A small pond on a residential property and a pier is built. Lights and receptacles are installed on this pier that is not subject to boat traffic.

What does the NEC have to say about this type of installation?

Could the receptacle be mounted to the side of the platform and if not what code section would the inspector use to mandate something different?

Would an insulated equipment grounding conductor be required for the pier and if so what code section would be used to enforce this?

Many ??????????????s


----------



## ICE (Jan 9, 2013)

Great question...I run into this all the time


----------



## rnapier (Jan 9, 2013)

An insulated grounding conductor would be required 682.31©.


----------



## globe trekker (Jan 9, 2013)

Article 555.13 requires that the receptacles be mounted 12" above the deck surface,

2008 NEC.

.


----------



## jwelectric (Jan 9, 2013)

globe trekker said:
			
		

> Article 555.13 requires that the receptacles be mounted 12" above the deck surface,2008 NEC.
> 
> .


From the 2008 NEC. Notice the red

555.1 Scope.

This article covers the installation of wiring and equipment in the areas comprising fixed or floating piers, wharves, docks, and other areas in marinas, boatyards, boat basins, boathouses, yacht clubs, boat condominiums, docking facilities associated with residential condominiums, any multiple docking facility, or similar occupancies, and facilities that are used, or intended for use, for the purpose of repair, berthing, launching, storage, or fueling of small craft and the moorage of floating buildings.

Private, noncommercial docking facilities constructed or occupied for the use of the owner or residents of the associated single-family dwelling are not covered by this article.


----------



## jwelectric (Jan 9, 2013)

rnapier said:
			
		

> An insulated grounding conductor would be required 682.31©.


You are correct but I made a mistake in my original post that could leave this section out. I meant to say subject to boat traffic instead of not subject to boat traffic.If it is subject to boat traffic then we would be referred to 555.13(B) and the insulated EGC goes away just as the datum plane does not apply found in Article 555 as that Article does not apply to single dwelling unit piers.


----------



## globe trekker (Jan 9, 2013)

In your hypothetical, how high is the pier from the water surface?

Also, see Article 682.12 in the 2008 NEC,  ..still 12" above the deck!

.


----------



## gfretwell (Jan 9, 2013)

> 682.1 Scope.This article applies to the installation of electrical wiring for, and equipment in and adjacent to, natural or artificially made bodies of water not covered by other articles in this Code, such as but not limited to aeration ponds, fish farm ponds, storm retention basins, treatment ponds, irrigation (channels) facilities.

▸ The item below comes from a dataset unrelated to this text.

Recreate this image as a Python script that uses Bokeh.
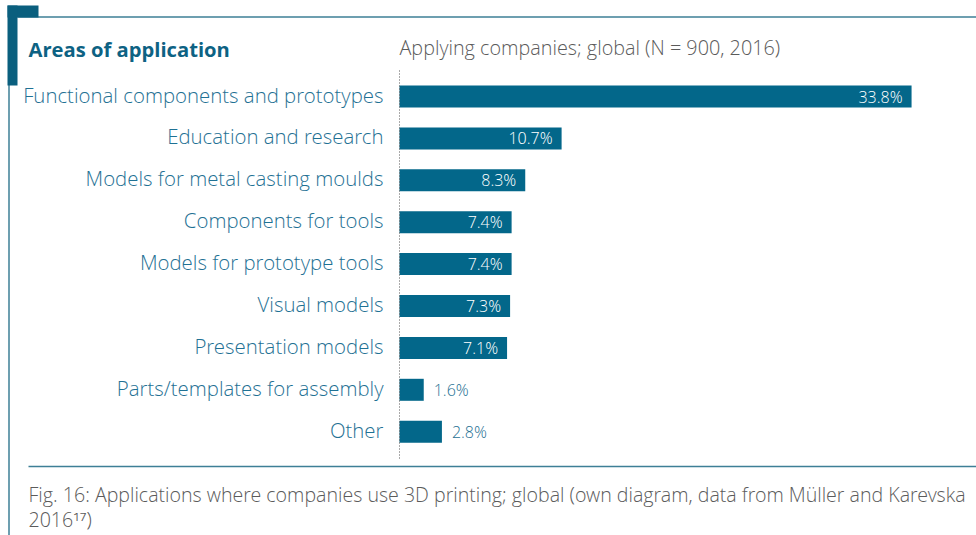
from bokeh.plotting import figure
from bokeh.models import Range1d, ColumnDataSource
from bokeh.core.properties import value
from bokeh.embed import file_html
from bokeh.resources import INLINE

categories = ["Functional components and prototypes", "Education and research",
              "Models for metal casting moulds", "Components for tools",
              "Models for prototype tools", "Visual models", "Presentation models",
              "Parts/templates for assembly", "Other"]
shares = [33.8, 10.7, 8.3, 7.4, 7.4, 7.3, 7.1, 1.6, 2.8]
share_labels = ["33.8%", "10.7%", "8.3%", "7.4%", "7.4%", "7.3%", "7.1%", "1.6%", "2.8%"]

title = "Areas of application"
subtitle = "Applying companies; global (N = 900, 2016)"
caption1 = "Fig. 16: Applications where companies use 3D printing; global (own diagram, data from Müller and Karevska"
caption2 = "2016\u00b9\u2077)"

BAR = "#03678a"
TEAL_TXT = "#1f7194"
GRAY = "#5b5b5b"
FONT = "Open Sans Light, Open Sans"
BOLD_FONT = "Open Sans"

W, H = 976, 535
ZERO_PX = 399.0      # pixel of value 0
PX_PER = 15.15       # pixels per percent
ROW0_PX = 96.0       # pixel of first row center from top
ROW_PX = 41.9        # row pitch

def dx(px):
    return (px - ZERO_PX) / PX_PER

def dy(py):
    return (py - ROW0_PX) / ROW_PX

p = figure(width=W, height=H, output_backend="svg", toolbar_location=None,
           x_range=Range1d(dx(0), dx(W)), y_range=Range1d(dy(H), dy(0)),
           min_border=0, outline_line_color=None)
p.axis.visible = False
p.grid.visible = False
p.background_fill_color = "white"

idx = list(range(len(categories)))
inside = [s >= 5 for s in shares]
src = ColumnDataSource(dict(y=idx, v=shares, cat=categories, lab=share_labels))
p.hbar(y="y", left=0, right="v", height=22 / ROW_PX, source=src, color=BAR, line_color=None)

# category labels
p.text(x=[dx(ZERO_PX - 16)] * len(idx), y=idx, text=categories, text_align="right",
       text_baseline="middle", y_offset=-2, text_font=value(FONT), text_font_size="20.4px",
       text_color=TEAL_TXT)

# value labels
in_x = [s for s, i in zip(shares, inside) if i]
in_y = [k for k, i in zip(idx, inside) if i]
in_t = [t for t, i in zip(share_labels, inside) if i]
p.text(x=in_x, y=in_y, text=in_t, x_offset=-9, text_align="right", text_baseline="middle",
       text_font=value(FONT), text_font_size="16px", text_color="white")
out_x = [s for s, i in zip(shares, inside) if not i]
out_y = [k for k, i in zip(idx, inside) if not i]
out_t = [t for t, i in zip(share_labels, inside) if not i]
p.text(x=out_x, y=out_y, text=out_t, x_offset=10, text_align="left", text_baseline="middle",
       text_font=value(FONT), text_font_size="16px", text_color=TEAL_TXT)

# dotted baseline
p.segment(x0=[0], y0=[dy(70)], x1=[0], y1=[dy(458)], line_color="#555555",
          line_dash="1 2", line_width=1)

# frame decorations
p.segment(x0=[dx(17)], y0=[dy(16.5)], x1=[dx(W)], y1=[dy(16.5)], line_color="#3d7f96", line_width=1.5)
p.segment(x0=[dx(28)], y0=[dy(466)], x1=[dx(W)], y1=[dy(466)], line_color="#3d7f96", line_width=1.5)
p.segment(x0=[dx(8.5)], y0=[dy(78)], x1=[dx(8.5)], y1=[dy(H)], line_color="#3d7f96", line_width=1.5)
p.quad(left=[dx(7), dx(7)], right=[dx(38), dx(17)], top=[dy(5), dy(5)],
       bottom=[dy(17), dy(85)], color="#0a5f7e", line_color=None)

# titles
p.text(x=[dx(28)], y=[dy(48)], text=[title], text_baseline="middle", text_font=value(BOLD_FONT),
       text_font_style="bold", text_font_size="20.2px", text_color="#0d6283")
p.text(x=[dx(ZERO_PX)], y=[dy(47)], text=[subtitle], text_baseline="middle",
       text_font=value(FONT), text_font_size="19.8px", text_color=GRAY)
p.text(x=[dx(28), dx(28)], y=[dy(494), dy(519)], text=[caption1, caption2],
       text_baseline="middle", text_font=value(FONT), text_font_size="19.6px", text_color=GRAY)

open("out.html", "w").write(file_html(p, INLINE))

I think JW is right, this is not covered by 555 directly but I think 682 will apply. (natural or artificially made bodies of water _not covered by other articles in this Code)_

682.3 refers you to the requirements of 555.13 if there is boat traffic.

There are a number of places in the code that use the requirements of another article that would not directly apply so it is not unprecedented.


----------